▶ Exercise objective
Reproduce each line bearing the word "script".

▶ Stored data
>> Start

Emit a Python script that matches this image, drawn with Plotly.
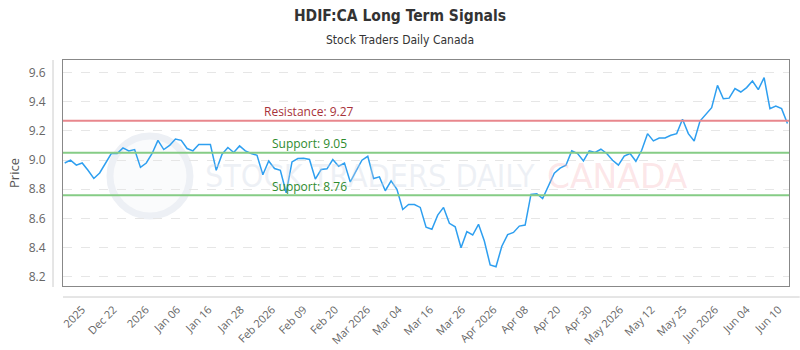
import plotly.graph_objects as go

# ---- data ----
prices = [
    8.98, 9.00, 8.965, 8.98, 8.93, 8.874, 8.912, 8.98, 9.045, 9.045,
    9.083, 9.063, 9.072, 8.95, 8.98, 9.045, 9.135, 9.072, 9.10, 9.144,
    9.135, 9.079, 9.063, 9.106, 9.106, 9.106, 8.93, 9.04, 9.086, 9.052,
    9.097, 9.063, 9.045, 9.033, 8.90, 8.994, 8.942, 8.93, 8.776, 8.987,
    9.01, 9.012, 9.004, 8.87, 8.935, 8.94, 9.004, 8.958, 8.98, 8.85,
    8.926, 8.999, 9.026, 8.874, 8.885, 8.79, 8.858, 8.80, 8.662, 8.696,
    8.696, 8.676, 8.54, 8.526, 8.623, 8.676, 8.567, 8.543, 8.40, 8.51,
    8.487, 8.56, 8.446, 8.282, 8.27, 8.41, 8.49, 8.505, 8.548, 8.555,
    8.765, 8.77, 8.737, 8.83, 8.91, 8.945, 8.965, 9.063, 9.045, 8.994,
    9.063, 9.052, 9.074, 9.045, 8.999, 8.965, 9.028, 9.045, 8.992, 9.067,
    9.181, 9.131, 9.151, 9.151, 9.17, 9.181, 9.279, 9.181, 9.131, 9.267,
    9.313, 9.359, 9.511, 9.42, 9.424, 9.489, 9.466, 9.496, 9.541, 9.482,
    9.564, 9.352, 9.37, 9.352, 9.25,
]
idx = list(range(len(prices)))

tick_labels = ["2025", "Dec 22", "2026", "Jan 06", "Jan 16", "Jan 28", "Feb 2026",
               "Feb 09", "Feb 20", "Mar 2026", "Mar 04", "Mar 16", "Mar 26",
               "Apr 2026", "Apr 08", "Apr 20", "Apr 30", "May 2026", "May 12",
               "May 25", "Jun 2026", "Jun 04", "Jun 10"]
tick_positions = [3.0, 8.4, 13.9, 19.3, 24.7, 30.2, 35.6, 41.0, 46.4, 51.9, 57.3,
                  62.7, 68.2, 73.6, 79.0, 84.5, 89.9, 95.3, 100.7, 106.2, 111.6,
                  117.0, 122.5]

y_ticks = [8.2, 8.4, 8.6, 8.8, 9.0, 9.2, 9.4, 9.6]

resistance = 9.27
supports = [9.05, 8.76]

# ---- figure ----
fig = go.Figure()

PW = 726.3   # plot width in px
PH = 226.0   # plot height in px

# watermark
fig.add_shape(type="circle", xref="paper", yref="paper",
              xsizemode="pixel", ysizemode="pixel",
              xanchor=(150 - 63) / PW, yanchor=(286 - 176) / PH,
              x0=-40, x1=40, y0=-40, y1=40,
              line=dict(color="#edf0f5", width=7), fillcolor="#fafbfc", layer="below")
fig.add_annotation(text="STOCK TRADERS DAILY", xref="paper", yref="paper",
                   x=(203 - 63) / PW, y=(286 - 176) / PH, xanchor="left", yanchor="middle",
                   showarrow=False,
                   font=dict(family="DejaVu Sans Condensed, Liberation Sans Narrow, Roboto, sans-serif",
                             size=32, color="rgba(205,214,228,0.35)"))
fig.add_annotation(text="CANADA", xref="paper", yref="paper",
                   x=(545 - 63) / PW, y=(286 - 176) / PH, xanchor="left", yanchor="middle",
                   showarrow=False,
                   font=dict(family="DejaVu Sans, sans-serif", size=33, color="rgba(245,170,178,0.3)"))

fig.add_trace(go.Scatter(x=idx, y=prices, mode="lines",
                         line=dict(color="#2e9ff0", width=1.5), hoverinfo="skip",
                         showlegend=False))

fig.add_hline(y=resistance, line=dict(color="#e8878d", width=2))
for s in supports:
    fig.add_hline(y=s, line=dict(color="#86cc86", width=2))

fig.add_annotation(text=f"Resistance: {resistance:.2f}", x=33.9, y=resistance, yshift=9,
                   xanchor="left", yanchor="middle", showarrow=False,
                   font=dict(family="Open Sans, sans-serif", size=12, color="#a8323a"))
for s in supports:
    fig.add_annotation(text=f"Support: {s:.2f}", x=35.2, y=s, yshift=9,
                       xanchor="left", yanchor="middle", showarrow=False,
                       font=dict(family="Open Sans, sans-serif", size=12, color="#2e8b2e"))

# outer light axis lines
fig.add_shape(type="line", xref="paper", yref="paper", x0=-10 / PW, x1=-10 / PW,
              y0=-1 / PH, y1=1.0, line=dict(color="#cccccc", width=1))
fig.add_shape(type="line", xref="paper", yref="paper", x0=0, x1=(800 - 63) / PW,
              y0=-11 / PH, y1=-11 / PH, line=dict(color="#cccccc", width=1))

fig.update_layout(
    width=800, height=350,
    margin=dict(l=63, r=11, t=60, b=64, autoexpand=False),
    paper_bgcolor="white", plot_bgcolor="white",
    title=dict(text="<b>HDIF:CA Long Term Signals</b>", x=0.5, xanchor="center",
               y=1 - 16 / 350, yanchor="middle",
               font=dict(family="DejaVu Sans Condensed, Liberation Sans Narrow, Roboto, sans-serif",
                         size=15.5, color="#333333")),
    xaxis=dict(range=[-0.29, 124.27], tickvals=tick_positions, ticktext=tick_labels,
               tickangle=-45, showgrid=False, zeroline=False, automargin=False,
               showline=True, mirror=True, linecolor="#888888", linewidth=1,
               ticks="", ticklabelstandoff=12,
               tickfont=dict(family="Open Sans, sans-serif", size=11, color="#666666")),
    yaxis=dict(range=[8.138, 9.685], tickvals=y_ticks, ticktext=[f"{v:.1f}" for v in y_ticks],
               showgrid=True, gridcolor="#e6e6e6", griddash="dash", zeroline=False,
               showline=True, mirror=True, linecolor="#888888", linewidth=1, ticks="",
               ticklabelstandoff=14, automargin=False,
               title=dict(text="Price", font=dict(family="Open Sans, sans-serif", size=13, color="#555555"),
                          standoff=6),
               tickfont=dict(family="Open Sans, sans-serif", size=12, color="#666666")),
)
fig.add_annotation(text="Stock Traders Daily Canada", xref="paper", yref="paper",
                   x=0.5 - (63 - 11) / 2 / PW, y=1 + (60 - 40) / PH, xanchor="center", yanchor="middle",
                   showarrow=False,
                   font=dict(family="DejaVu Sans Condensed, Liberation Sans Narrow, Roboto, sans-serif",
                             size=12, color="#333333"))

fig.write_html("out.html")
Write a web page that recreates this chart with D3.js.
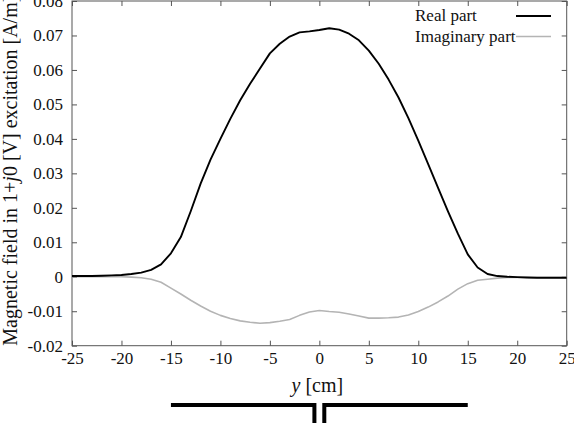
<!DOCTYPE html>
<html>
<head>
<meta charset="utf-8">
<script src="https://cdn.jsdelivr.net/npm/d3@7"></script>
<style>
  html, body { margin: 0; padding: 0; background: #fff; }
  svg { display: block; }
  svg text { font-family: "Liberation Serif", Tinos, "Times New Roman", Times, "DejaVu Serif", serif; fill: #111; }
</style>
</head>
<body>
<svg id="chart" width="574" height="426"></svg>
<script>
// ---- data ----
const positions = [-25,-24,-23,-22,-21,-20,-19,-18,-17,-16,-15,-14,-13,-12,-11,-10,-9,-8,-7,-6,-5,-4,-3,-2,-1,0,1,2,3,4,5,6,7,8,9,10,11,12,13,14,15,16,17,18,19,20,21,22,23,24,25];
const realPart = [0.0002,0.0002,0.0002,0.0003,0.0004,0.0005,0.0008,0.0012,0.0020,0.0036,0.0068,0.0115,0.0190,0.0270,0.0340,0.0400,0.0458,0.0512,0.0560,0.0604,0.0648,0.0676,0.0697,0.0709,0.0712,0.0716,0.0721,0.0717,0.0705,0.0686,0.0656,0.0618,0.0572,0.0520,0.0460,0.0395,0.0327,0.0258,0.0190,0.0125,0.0065,0.0027,0.0008,0.0002,0.0000,-0.0001,-0.0002,-0.0003,-0.0003,-0.0003,-0.0003];
const imagPart = [0,0,0,0,0,0,-0.0001,-0.0003,-0.0007,-0.0016,-0.0033,-0.0050,-0.0068,-0.0085,-0.0100,-0.0112,-0.0121,-0.0128,-0.0132,-0.0135,-0.0133,-0.0129,-0.0124,-0.0112,-0.0102,-0.0098,-0.0101,-0.0103,-0.0108,-0.0114,-0.0120,-0.0120,-0.0119,-0.0117,-0.0111,-0.0101,-0.0088,-0.0073,-0.0056,-0.0036,-0.0020,-0.0010,-0.0007,-0.0004,-0.0002,-0.0002,-0.0002,-0.0002,-0.0002,-0.0002,-0.0002];
const xTicks = [-25,-20,-15,-10,-5,0,5,10,15,20,25];
const yTicks = [-0.02,-0.01,0,0.01,0.02,0.03,0.04,0.05,0.06,0.07,0.08];
const yTickLabels = ["-0.02","-0.01","0","0.01","0.02","0.03","0.04","0.05","0.06","0.07","0.08"];
const seriesNames = ["Real part","Imaginary part"];
const seriesColors = ["#000000","#b4b4b4"];
// slot geometry under the plot (strip from -15 to 15 cm with a gap at the centre)
const stripEdges = [-15, -0.5, 0.5, 15];

// ---- layout ----
const W = 574, H = 426;
const m = {left: 72, right: 7.3, top: 1, bottom: 80.3};
const FONT = '"Liberation Serif", Tinos, "Times New Roman", Times, "DejaVu Serif", serif';
const svg = d3.select("#chart");
const x = d3.scaleLinear().domain([-25, 25]).range([m.left, W - m.right]);
const y = d3.scaleLinear().domain([-0.02, 0.08]).range([H - m.bottom, m.top]);
const frameColor = "#555";
const tickLen = 5;

// axes
const fmtY = d => yTickLabels[yTicks.indexOf(d)];
const gx = svg.append("g").attr("transform", `translate(0,${y(-0.02)})`)
  .call(d3.axisBottom(x).tickValues(xTicks).tickSize(-tickLen).tickPadding(6).tickFormat(d => d));
const gxTop = svg.append("g").attr("transform", `translate(0,${y(0.08)})`)
  .call(d3.axisTop(x).tickValues(xTicks).tickSize(-tickLen).tickFormat(""));
const gy = svg.append("g").attr("transform", `translate(${x(-25)},0)`)
  .call(d3.axisLeft(y).tickValues(yTicks).tickSize(-tickLen).tickPadding(9).tickFormat(fmtY));
const gyR = svg.append("g").attr("transform", `translate(${x(25)},0)`)
  .call(d3.axisRight(y).tickValues(yTicks).tickSize(-tickLen).tickFormat(""));
[gx, gxTop, gy, gyR].forEach(g => {
  g.attr("font-family", FONT);
  g.select(".domain").remove();
  g.selectAll(".tick line").attr("stroke", frameColor).attr("stroke-width", 1);
  g.selectAll(".tick text").style("font-family", FONT).attr("font-size", 17).attr("fill", "#111");
});
gx.selectAll(".tick text").attr("dy", "0.71em");

// frame
svg.append("rect")
  .attr("x", x(-25)).attr("y", y(0.08))
  .attr("width", x(25) - x(-25)).attr("height", y(-0.02) - y(0.08))
  .attr("fill", "none").attr("stroke", frameColor).attr("stroke-width", 1);

// lines
const line = d3.line().x((d, i) => x(positions[i])).y(d => y(d));
svg.append("path").datum(imagPart).attr("d", line)
  .attr("fill", "none").attr("stroke", seriesColors[1]).attr("stroke-width", 1.6).attr("stroke-linejoin", "round");
svg.append("path").datum(realPart).attr("d", line)
  .attr("fill", "none").attr("stroke", seriesColors[0]).attr("stroke-width", 1.9).attr("stroke-linejoin", "round");

// legend
const legX = 415, legLine = [516, 551];
seriesNames.forEach((name, i) => {
  const cy = 16 + i * 20.5;
  svg.append("text").attr("x", legX).attr("y", cy).attr("dy", "0.3em")
    .style("font-family", FONT).attr("font-size", 17).text(name);
  svg.append("line").attr("x1", legLine[0]).attr("x2", legLine[1]).attr("y1", cy).attr("y2", cy)
    .attr("stroke", seriesColors[i]).attr("stroke-width", i === 0 ? 1.9 : 1.6);
});

// axis titles
const xt = svg.append("text").attr("x", x(-0.2)).attr("y", 392).attr("text-anchor", "middle")
  .style("font-family", FONT).attr("font-size", 20);
xt.append("tspan").attr("font-style", "italic").text("y");
xt.append("tspan").text(" [cm]");

const yt = svg.append("text").attr("transform", `translate(17,${y(-0.02)}) rotate(-90)`)
  .attr("text-anchor", "start").style("font-family", FONT).attr("font-size", 20);
yt.append("tspan").text("Magnetic field in 1+");
yt.append("tspan").attr("font-style", "italic").text("j");
yt.append("tspan").text("0 [V] excitation [A/m]");

// slot diagram
const stripY = 405, stripBottom = 423;
svg.append("path")
  .attr("d", `M${x(stripEdges[0])},${stripY} H${x(stripEdges[1])} V${stripBottom}`)
  .attr("fill", "none").attr("stroke", "#000").attr("stroke-width", 4).attr("stroke-linejoin", "miter");
svg.append("path")
  .attr("d", `M${x(stripEdges[2])},${stripBottom} V${stripY} H${x(stripEdges[3])}`)
  .attr("fill", "none").attr("stroke", "#000").attr("stroke-width", 4).attr("stroke-linejoin", "miter");
</script>
</body>
</html>
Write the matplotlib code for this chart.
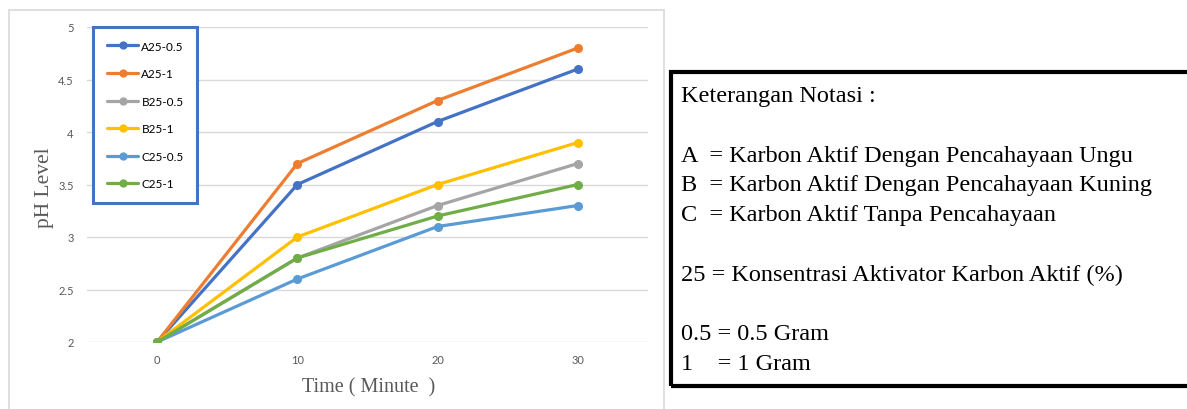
import matplotlib
matplotlib.use('Agg')
from matplotlib import pyplot as plt
from matplotlib.patches import Rectangle


TIMES = [0, 10, 20, 30]
SERIES_NAMES = ['A25-0.5', 'A25-1', 'B25-0.5', 'B25-1', 'C25-0.5', 'C25-1']
A25_05 = [2.0, 3.5, 4.1, 4.6]
A25_1 = [2.0, 3.7, 4.3, 4.8]
B25_05 = [2.0, 2.8, 3.3, 3.7]
B25_1 = [2.0, 3.0, 3.5, 3.9]
C25_05 = [2.0, 2.6, 3.1, 3.3]
C25_1 = [2.0, 2.8, 3.2, 3.5]
COLORS = ['#4472C4', '#ED7D31', '#A5A5A5', '#FFC000', '#5B9BD5', '#70AD47']

Y_TICKS = [2, 2.5, 3, 3.5, 4, 4.5, 5]
Y_TICK_LABELS = ['2', '2.5', '3', '3.5', '4', '4.5', '5']

NOTES = [
    'Keterangan Notasi :',
    '',
    'A  = Karbon Aktif Dengan Pencahayaan Ungu',
    'B  = Karbon Aktif Dengan Pencahayaan Kuning',
    'C  = Karbon Aktif Tanpa Pencahayaan',
    '',
    '25 = Konsentrasi Aktivator Karbon Aktif (%)',
    '',
    '0.5 = 0.5 Gram',
    '1    = 1 Gram',
]

W, H = 1187, 410
SERIF = ['Liberation Serif', 'DejaVu Serif']
SANS = ['Lato', 'DejaVu Sans']


def px(x, y):
    # pixel position (from top-left) -> figure fraction
    return x / W, 1 - y / H


def main():
    fig = plt.figure(figsize=(W / 100, H / 100), dpi=100)

    # light frame around the chart
    x0, y0 = px(9, 11)
    x1, y1 = px(664, 420)
    fig.patches.append(Rectangle((x0, y1), x1 - x0, y0 - y1, transform=fig.transFigure,
                                 fill=False, edgecolor='#d9d9d9', linewidth=1.2))

    left, top = px(87, 28)
    right, bottom = px(648, 343)
    ax = fig.add_axes([left, bottom, right - left, top - bottom])

    all_series = [A25_05, A25_1, B25_05, B25_1, C25_05, C25_1]
    for name, values, color in zip(SERIES_NAMES, all_series, COLORS):
        ax.plot(TIMES, values, color=color, linewidth=2.3, marker='o', markersize=5.5,
                label=name, solid_capstyle='round', zorder=3)

    ax.set_xlim(-5, 35)
    ax.set_ylim(2, 5)
    ax.set_xticks(TIMES)
    ax.set_xticklabels([str(t) for t in TIMES])
    ax.set_yticks(Y_TICKS)
    ax.set_yticklabels(Y_TICK_LABELS)
    ax.grid(axis='y', color='#d9d9d9', linewidth=1)
    ax.set_axisbelow(True)
    for s in ax.spines.values():
        s.set_visible(False)
    ax.tick_params(length=0, labelsize=8, labelcolor='#595959')
    ax.tick_params(axis='y', pad=9.5)
    ax.tick_params(axis='x', pad=8.5)
    for lab in ax.get_xticklabels() + ax.get_yticklabels():
        lab.set_family(SANS)

    # axis titles
    tx, ty = px(44, 188)
    fig.text(tx, ty, 'pH Level', family=SERIF, fontsize=15.5, color='#595959',
             rotation=90, ha='center', va='center')
    tx, ty = px(369, 392)
    fig.text(tx, ty, 'Time ( Minute  )', family=SERIF, fontsize=14.5, color='#595959',
             ha='center', va='baseline')

    lx, ly = px(93, 28)
    leg = ax.legend(loc='upper left', bbox_to_anchor=(lx, ly), bbox_transform=fig.transFigure,
                    borderaxespad=0, fancybox=False, framealpha=1, edgecolor='#4472C4',
                    prop={'family': SANS, 'size': 8.5},
                    handlelength=2.7, handletextpad=0.25, borderpad=1.15, labelspacing=1.4,
                    markerscale=0.9)
    leg.get_frame().set_linewidth(2.2)

    # notation box on the right
    bx0, by0 = px(671, 72.5)
    bx1, by1 = px(1200, 386.5)
    fig.patches.append(Rectangle((bx0, by1), bx1 - bx0, by0 - by1, transform=fig.transFigure,
                                 fill=False, edgecolor='black', linewidth=3))

    base = 102
    step = 29.8
    for i, line in enumerate(NOTES):
        if not line:
            continue
        tx, ty = px(681, base + i * step)
        fig.text(tx, ty, line, family=SERIF, fontsize=17.5, color='black',
                 va='baseline', ha='left')

    fig.savefig('out.png', dpi=100)


if __name__ == '__main__':
    main()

>> End

▶ Exercise solution
Emit a Python script that matches this image, drawn with Plotly.
<script src="https://cdn.jsdelivr.net/npm/d3@7"></script>
<script>
</script>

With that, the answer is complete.